Usually, there is time to savour between winning a UEFA Champions League semi-final and the final itself.
This period was three weeks for Liverpool and Tottenham Hotspur in 2019 but for PSG and Bayern
it was little more than three days.
And so it was that just half a week after celebrating a first final appearance, the French team lost 1-0.
It was a devastating night for fans back in the French capital. Being unable to attend the game probably gave them more time and opportunities to see what was going on in Marseille immediately after the final whistle.
No sooner were Bayern players lifting ‘Ol Big Ears’ than fans of PSG’s biggest rivals took to the streets and celebrated almost as if they had won the trophy themselves.
If it rubbed some bouillabaisse into the Parisian wound then that is exactly what fans in the old port city wanted.
This is what football is all about. It is not just about loving and supporting your team, it is about disliking others.
Every team needs a rival that you wish to do badly, and there is nothing sweeter than seeing that rival fail on the biggest stage of all.
The bitterness between Paris, the capital in the north that is held to be the epitome of sophistication, and Marseille, the archetypal gritty port city in the south, is real off the pitch and it stands to reason it should be the same on it.
Marseille is the only French team to win Europe’s biggest prize - even if there is a large bribery influenced asterisk next to that entry in the record books - so there is even less reason for fans of the southern club to want Paris to get the prize they desire so desperately.

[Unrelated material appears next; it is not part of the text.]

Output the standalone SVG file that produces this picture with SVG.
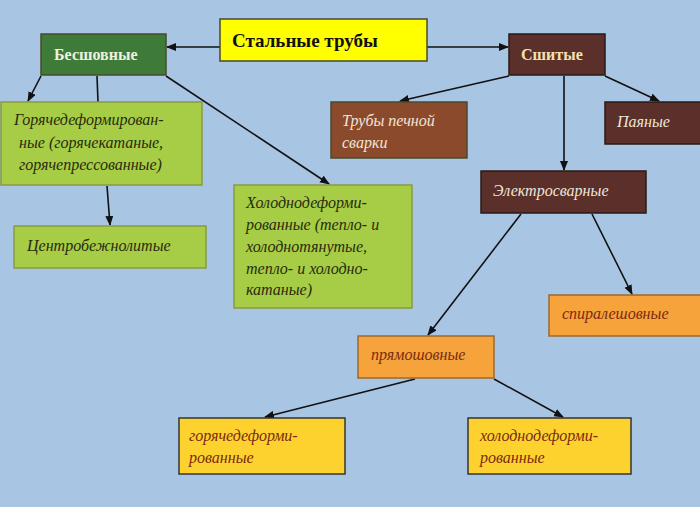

Growing up in England, at a time when English clubs were ruling European competitions, there was an assumption on behalf of television commentators that all viewers would support the local boys in their continental challenges.

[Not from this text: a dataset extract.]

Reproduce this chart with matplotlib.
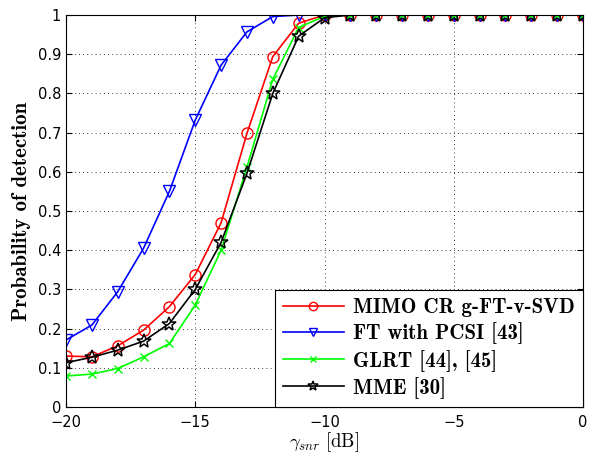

And some did, but for fans of plenty of clubs, this was not the case.
Manchester United’s dramatic comeback in the 1999 Champions League final when they came back from a goal down against Bayern with two goals in stoppage time to take the trophy did not go down well with plenty in England and why would it?
If you are a Liverpool fan who dislikes United then you want the team to do badly - all the time.
Just because they are suddenly playing a team from another country, there is not much reason for that to change for most people - and vice versa.
For Arsenal fans, seeing Tottenham lose in the biggest game of their history last year could be second only to Arsenal actually winning it themselves.
There may be plenty in France who wanted Paris to win, but it would be a little strange if those in Marseille felt the same.
Glorying in PSG’s loss is an entirely logical thing for these fans to do.
Football is unique when it comes to rivalries. Of course they exist in other sports but the sheer depth and breadth of the world game adds an extra dimension.
There are rivals from the same city, from neighbouring towns, from different parts of the country or even
Indeed, while Al Hilal of Saudi Arabia may love to beat Al Nassr and Al Ittihad, they would love nothing more than a chance to take on Western Sydney Wanderers.
Hila’s 2019 AFC Champions League triumph has not erased the pain and bitterness from the 2014 loss to the Australian team.
Big games provide opportunities for big trophies but there is a risk.
What increased the delight of Marseille fans was that the world was watching PSG’s heartbreak, it was there for all to see in the biggest club game on the planet.
The capital club have spent huge amounts in pursuit of European glory, so to come so close is heartbreaking for the losers but welcome elsewhere.
For fans, seeing your rivals lose so painfully should be almost as sweet as a win of your own.
It may not be a mature or sophisticated reaction but in football, it is an entirely logical one.